- **PROBLEM TO SOLVE**
Omit all images, then return the remaining material exactly as it stands.

- **DATASET SECTION**
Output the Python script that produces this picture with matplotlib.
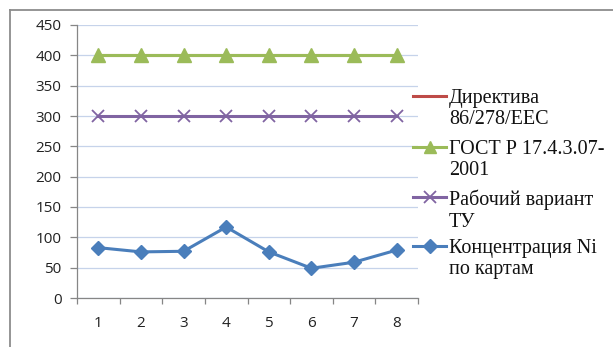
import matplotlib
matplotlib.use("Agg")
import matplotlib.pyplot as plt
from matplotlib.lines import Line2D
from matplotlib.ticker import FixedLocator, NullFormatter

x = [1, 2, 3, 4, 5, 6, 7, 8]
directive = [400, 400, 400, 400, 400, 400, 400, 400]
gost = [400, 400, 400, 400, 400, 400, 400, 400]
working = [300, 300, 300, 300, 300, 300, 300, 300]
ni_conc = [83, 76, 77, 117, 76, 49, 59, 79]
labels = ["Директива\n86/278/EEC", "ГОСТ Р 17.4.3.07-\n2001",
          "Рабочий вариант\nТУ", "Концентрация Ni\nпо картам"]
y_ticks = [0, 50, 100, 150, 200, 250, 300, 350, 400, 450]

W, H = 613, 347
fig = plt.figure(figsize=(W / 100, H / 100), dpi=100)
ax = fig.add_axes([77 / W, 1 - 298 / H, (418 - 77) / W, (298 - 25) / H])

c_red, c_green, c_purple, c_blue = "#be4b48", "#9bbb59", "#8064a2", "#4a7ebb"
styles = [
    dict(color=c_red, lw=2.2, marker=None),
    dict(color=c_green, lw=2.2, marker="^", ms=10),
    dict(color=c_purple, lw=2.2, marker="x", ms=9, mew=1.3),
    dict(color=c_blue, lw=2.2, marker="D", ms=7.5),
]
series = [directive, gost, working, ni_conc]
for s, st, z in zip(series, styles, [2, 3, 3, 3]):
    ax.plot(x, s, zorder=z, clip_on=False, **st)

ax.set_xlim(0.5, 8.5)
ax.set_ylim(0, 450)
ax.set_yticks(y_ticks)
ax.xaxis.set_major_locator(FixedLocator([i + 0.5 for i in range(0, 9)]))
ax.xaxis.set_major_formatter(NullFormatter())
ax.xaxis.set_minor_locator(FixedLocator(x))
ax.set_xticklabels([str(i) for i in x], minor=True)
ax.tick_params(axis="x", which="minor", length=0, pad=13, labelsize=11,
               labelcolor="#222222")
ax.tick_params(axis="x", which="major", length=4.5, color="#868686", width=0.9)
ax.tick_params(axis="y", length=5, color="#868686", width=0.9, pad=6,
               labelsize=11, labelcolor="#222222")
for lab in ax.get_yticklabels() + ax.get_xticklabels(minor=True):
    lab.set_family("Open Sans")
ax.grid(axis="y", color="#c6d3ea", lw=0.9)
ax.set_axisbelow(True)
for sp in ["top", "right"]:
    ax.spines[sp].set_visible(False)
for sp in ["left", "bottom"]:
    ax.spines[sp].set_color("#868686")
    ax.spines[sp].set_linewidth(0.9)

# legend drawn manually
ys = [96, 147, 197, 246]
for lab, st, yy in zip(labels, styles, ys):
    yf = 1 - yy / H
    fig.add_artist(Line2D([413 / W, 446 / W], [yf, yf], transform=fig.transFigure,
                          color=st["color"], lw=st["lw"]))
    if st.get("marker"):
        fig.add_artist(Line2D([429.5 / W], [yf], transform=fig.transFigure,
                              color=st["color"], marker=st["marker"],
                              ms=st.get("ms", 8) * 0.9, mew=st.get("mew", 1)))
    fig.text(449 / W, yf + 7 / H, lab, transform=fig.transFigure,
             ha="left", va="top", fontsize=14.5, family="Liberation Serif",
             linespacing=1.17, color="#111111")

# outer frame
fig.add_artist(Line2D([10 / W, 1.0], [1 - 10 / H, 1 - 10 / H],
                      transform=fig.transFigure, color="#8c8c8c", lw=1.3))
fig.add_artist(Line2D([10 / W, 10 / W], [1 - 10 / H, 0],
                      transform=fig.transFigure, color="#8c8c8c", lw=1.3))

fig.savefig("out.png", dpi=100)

- **EXERCISE ANSWER**
Output the Python script that produces this picture with matplotlib.
import matplotlib
matplotlib.use("Agg")
import matplotlib.pyplot as plt
from matplotlib.lines import Line2D
from matplotlib.ticker import FixedLocator, NullFormatter

x = [1, 2, 3, 4, 5, 6, 7, 8]
directive = [400, 400, 400, 400, 400, 400, 400, 400]
gost = [400, 400, 400, 400, 400, 400, 400, 400]
working = [300, 300, 300, 300, 300, 300, 300, 300]
ni_conc = [83, 76, 77, 117, 76, 49, 59, 79]
labels = ["Директива\n86/278/EEC", "ГОСТ Р 17.4.3.07-\n2001",
          "Рабочий вариант\nТУ", "Концентрация Ni\nпо картам"]
y_ticks = [0, 50, 100, 150, 200, 250, 300, 350, 400, 450]

W, H = 613, 347
fig = plt.figure(figsize=(W / 100, H / 100), dpi=100)
ax = fig.add_axes([77 / W, 1 - 298 / H, (418 - 77) / W, (298 - 25) / H])

c_red, c_green, c_purple, c_blue = "#be4b48", "#9bbb59", "#8064a2", "#4a7ebb"
styles = [
    dict(color=c_red, lw=2.2, marker=None),
    dict(color=c_green, lw=2.2, marker="^", ms=10),
    dict(color=c_purple, lw=2.2, marker="x", ms=9, mew=1.3),
    dict(color=c_blue, lw=2.2, marker="D", ms=7.5),
]
series = [directive, gost, working, ni_conc]
for s, st, z in zip(series, styles, [2, 3, 3, 3]):
    ax.plot(x, s, zorder=z, clip_on=False, **st)

ax.set_xlim(0.5, 8.5)
ax.set_ylim(0, 450)
ax.set_yticks(y_ticks)
ax.xaxis.set_major_locator(FixedLocator([i + 0.5 for i in range(0, 9)]))
ax.xaxis.set_major_formatter(NullFormatter())
ax.xaxis.set_minor_locator(FixedLocator(x))
ax.set_xticklabels([str(i) for i in x], minor=True)
ax.tick_params(axis="x", which="minor", length=0, pad=13, labelsize=11,
               labelcolor="#222222")
ax.tick_params(axis="x", which="major", length=4.5, color="#868686", width=0.9)
ax.tick_params(axis="y", length=5, color="#868686", width=0.9, pad=6,
               labelsize=11, labelcolor="#222222")
for lab in ax.get_yticklabels() + ax.get_xticklabels(minor=True):
    lab.set_family("Open Sans")
ax.grid(axis="y", color="#c6d3ea", lw=0.9)
ax.set_axisbelow(True)
for sp in ["top", "right"]:
    ax.spines[sp].set_visible(False)
for sp in ["left", "bottom"]:
    ax.spines[sp].set_color("#868686")
    ax.spines[sp].set_linewidth(0.9)

# legend drawn manually
ys = [96, 147, 197, 246]
for lab, st, yy in zip(labels, styles, ys):
    yf = 1 - yy / H
    fig.add_artist(Line2D([413 / W, 446 / W], [yf, yf], transform=fig.transFigure,
                          color=st["color"], lw=st["lw"]))
    if st.get("marker"):
        fig.add_artist(Line2D([429.5 / W], [yf], transform=fig.transFigure,
                              color=st["color"], marker=st["marker"],
                              ms=st.get("ms", 8) * 0.9, mew=st.get("mew", 1)))
    fig.text(449 / W, yf + 7 / H, lab, transform=fig.transFigure,
             ha="left", va="top", fontsize=14.5, family="Liberation Serif",
             linespacing=1.17, color="#111111")

# outer frame
fig.add_artist(Line2D([10 / W, 1.0], [1 - 10 / H, 1 - 10 / H],
                      transform=fig.transFigure, color="#8c8c8c", lw=1.3))
fig.add_artist(Line2D([10 / W, 10 / W], [1 - 10 / H, 0],
                      transform=fig.transFigure, color="#8c8c8c", lw=1.3))

fig.savefig("out.png", dpi=100)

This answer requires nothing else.